Following Their Lead

Published in The Ferndale Record, March 14, 2012

One of the most astonishing things about being a parent is how I learn from my children. I always thought I’d be the one dishing up the inspiration: They would assemble at my feet, riveted in starry-eyed wonder while I imparted the wisdom of years and experience.

What actually happens is we sit at the dining room table during a family celebration, or lounge around in our jammies tossing out ideas and family stories. We chat. We share. And unlike my fantasy, I’m almost never the center of attention—in fact, I learn more when I’m not.

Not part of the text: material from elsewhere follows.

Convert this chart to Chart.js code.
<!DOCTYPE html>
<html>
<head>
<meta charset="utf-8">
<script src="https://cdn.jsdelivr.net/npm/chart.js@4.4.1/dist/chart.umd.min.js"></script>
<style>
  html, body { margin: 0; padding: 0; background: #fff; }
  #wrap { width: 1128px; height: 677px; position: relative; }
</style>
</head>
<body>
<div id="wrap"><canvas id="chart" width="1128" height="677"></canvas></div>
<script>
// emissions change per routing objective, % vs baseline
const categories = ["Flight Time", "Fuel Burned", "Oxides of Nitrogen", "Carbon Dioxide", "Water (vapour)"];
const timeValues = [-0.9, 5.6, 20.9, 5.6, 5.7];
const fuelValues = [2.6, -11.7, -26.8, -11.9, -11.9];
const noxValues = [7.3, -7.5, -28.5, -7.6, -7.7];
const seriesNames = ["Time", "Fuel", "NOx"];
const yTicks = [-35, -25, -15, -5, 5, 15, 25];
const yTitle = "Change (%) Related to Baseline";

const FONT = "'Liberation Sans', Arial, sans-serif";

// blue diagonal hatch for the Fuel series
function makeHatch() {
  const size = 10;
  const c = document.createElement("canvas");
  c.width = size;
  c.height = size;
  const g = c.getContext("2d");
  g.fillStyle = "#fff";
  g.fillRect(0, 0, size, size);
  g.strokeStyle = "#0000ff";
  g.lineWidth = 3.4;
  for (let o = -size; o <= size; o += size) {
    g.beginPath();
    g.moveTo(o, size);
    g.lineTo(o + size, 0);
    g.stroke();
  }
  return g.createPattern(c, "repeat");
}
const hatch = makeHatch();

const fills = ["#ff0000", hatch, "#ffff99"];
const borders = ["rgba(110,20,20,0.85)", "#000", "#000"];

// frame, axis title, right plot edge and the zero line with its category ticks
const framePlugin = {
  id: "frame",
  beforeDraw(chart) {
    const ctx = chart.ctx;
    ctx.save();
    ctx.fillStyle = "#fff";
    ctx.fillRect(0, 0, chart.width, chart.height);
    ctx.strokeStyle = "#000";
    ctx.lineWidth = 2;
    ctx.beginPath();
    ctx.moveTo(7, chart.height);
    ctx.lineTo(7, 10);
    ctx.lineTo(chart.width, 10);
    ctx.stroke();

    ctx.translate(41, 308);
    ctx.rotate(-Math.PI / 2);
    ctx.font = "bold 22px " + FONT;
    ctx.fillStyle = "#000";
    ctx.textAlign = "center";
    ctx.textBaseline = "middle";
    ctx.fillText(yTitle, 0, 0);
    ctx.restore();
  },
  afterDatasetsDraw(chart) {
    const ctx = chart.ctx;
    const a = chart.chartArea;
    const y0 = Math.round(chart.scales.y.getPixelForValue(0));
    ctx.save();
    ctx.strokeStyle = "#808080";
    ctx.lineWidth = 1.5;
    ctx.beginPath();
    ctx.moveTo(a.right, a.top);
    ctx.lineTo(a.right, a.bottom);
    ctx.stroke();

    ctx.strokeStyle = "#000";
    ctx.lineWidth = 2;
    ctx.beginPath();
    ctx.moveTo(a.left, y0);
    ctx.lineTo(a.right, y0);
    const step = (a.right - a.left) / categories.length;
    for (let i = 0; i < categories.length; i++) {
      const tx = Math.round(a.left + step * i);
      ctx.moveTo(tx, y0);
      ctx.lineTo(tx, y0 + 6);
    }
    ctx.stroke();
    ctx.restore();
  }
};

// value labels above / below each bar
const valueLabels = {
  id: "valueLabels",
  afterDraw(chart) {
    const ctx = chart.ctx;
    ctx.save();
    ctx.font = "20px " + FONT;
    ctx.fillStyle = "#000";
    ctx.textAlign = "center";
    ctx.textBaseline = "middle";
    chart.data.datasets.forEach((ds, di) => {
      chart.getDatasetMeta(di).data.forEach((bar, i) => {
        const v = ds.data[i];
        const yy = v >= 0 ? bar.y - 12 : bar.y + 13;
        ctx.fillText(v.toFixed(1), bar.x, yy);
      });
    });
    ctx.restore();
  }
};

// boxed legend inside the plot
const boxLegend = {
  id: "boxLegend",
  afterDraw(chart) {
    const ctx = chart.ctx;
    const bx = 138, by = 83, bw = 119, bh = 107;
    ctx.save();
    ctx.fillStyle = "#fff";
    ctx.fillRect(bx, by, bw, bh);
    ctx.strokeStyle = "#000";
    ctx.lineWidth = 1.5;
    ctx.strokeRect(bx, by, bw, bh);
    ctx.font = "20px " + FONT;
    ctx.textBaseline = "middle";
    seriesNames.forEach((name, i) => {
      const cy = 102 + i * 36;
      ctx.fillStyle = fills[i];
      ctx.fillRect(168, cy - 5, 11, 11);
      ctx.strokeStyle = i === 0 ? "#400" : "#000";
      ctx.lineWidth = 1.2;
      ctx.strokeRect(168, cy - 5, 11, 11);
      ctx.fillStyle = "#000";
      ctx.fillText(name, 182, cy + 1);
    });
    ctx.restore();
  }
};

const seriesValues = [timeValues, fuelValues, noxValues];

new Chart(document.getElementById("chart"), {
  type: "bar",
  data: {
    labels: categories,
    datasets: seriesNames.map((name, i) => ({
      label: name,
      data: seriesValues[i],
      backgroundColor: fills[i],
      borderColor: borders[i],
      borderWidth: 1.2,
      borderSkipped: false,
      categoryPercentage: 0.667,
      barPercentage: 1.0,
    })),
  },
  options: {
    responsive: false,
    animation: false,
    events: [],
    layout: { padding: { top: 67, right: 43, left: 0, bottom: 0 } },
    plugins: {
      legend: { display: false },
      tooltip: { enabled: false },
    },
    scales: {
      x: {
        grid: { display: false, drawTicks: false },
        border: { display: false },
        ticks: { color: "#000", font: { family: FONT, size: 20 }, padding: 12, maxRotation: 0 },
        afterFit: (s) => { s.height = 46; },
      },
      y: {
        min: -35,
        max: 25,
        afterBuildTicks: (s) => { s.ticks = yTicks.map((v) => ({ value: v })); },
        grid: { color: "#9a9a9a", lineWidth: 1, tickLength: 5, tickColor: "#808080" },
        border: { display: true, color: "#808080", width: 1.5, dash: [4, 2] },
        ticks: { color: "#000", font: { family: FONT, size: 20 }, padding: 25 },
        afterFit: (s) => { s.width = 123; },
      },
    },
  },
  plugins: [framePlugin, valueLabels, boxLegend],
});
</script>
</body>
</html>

I watch, hear and ask questions. I’m the one zeroed in with rapt attention, realizing at every turn in the conversation how lucky I am to be associated with such a diverse crew. Each one has authentic style, and I catch myself listening on purpose. Here are a few nuggets from the past couple of years:

*An employer just wants you to get the job done. Be clear about what’s expected and ask questions. Then, pull the trigger. No rambling excuses, no drama. Be exceptionally good at what you do.

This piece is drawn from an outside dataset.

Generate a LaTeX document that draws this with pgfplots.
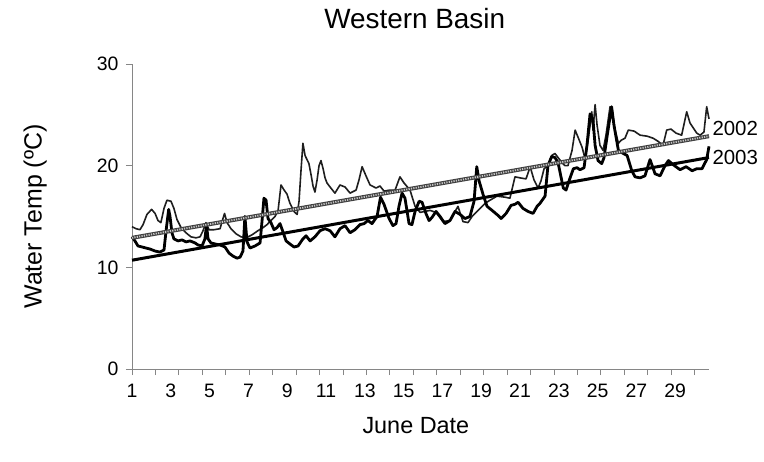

*Own who you are. Do whatever it takes to be comfortable in your own skin. What others think isn’t important. What matters is to dream big, work hard and get out of your own way. Help others on the same path.

*Live with gusto. Jump out of that plane! Spend money on that trip you’ve always wanted to take! Swing from that chandelier! Stay up all night talking and playing games. Lose sleep over living your life. You can sleep when you’re dead.

*People matter. Do what it takes to let them know they’re important to you, even if it causes scary pangs of discomfort—especially if it does. Anguish for acts left undone will come back to you if you don’t deal with them.

*Let passion reign. Being cool all the time is overrated. If you love something, you know it immediately. If you don’t, it will disappear from your radar. There’s something honest and clean about the transparency of wearing feelings out loud. It shows others, without question, where you stand.

In one of my favorite photographs, I’m a young mother in skinny bellbottom jeans, and a red, white and blue striped t-shirt, seated on the ground at Cornwall Park in Bellingham, Washington on a summer afternoon. My children and I had just spent the day picnicking with friends, and it was time to go home.

I’m tying shoes onto the tiny, wet feet of my three-year-old daughter. She’s dressed in a sun suit that ties at the shoulders, her wavy hair in pigtails.

I love this picture on several levels—both my daughter and I are quite adorable, we don’t know the photo is being taken, and my little one is studying me, watching closely, learning how adults are in the world. Every time I look at this image, I see the reversal of roles, how these days I’m often the one looking up to her and our growing family.

Finding valuable insights is easy. Websites are littered with them; self-help books are downloaded in seconds. But how utterly spectacular is it to learn good stuff from the people you love most?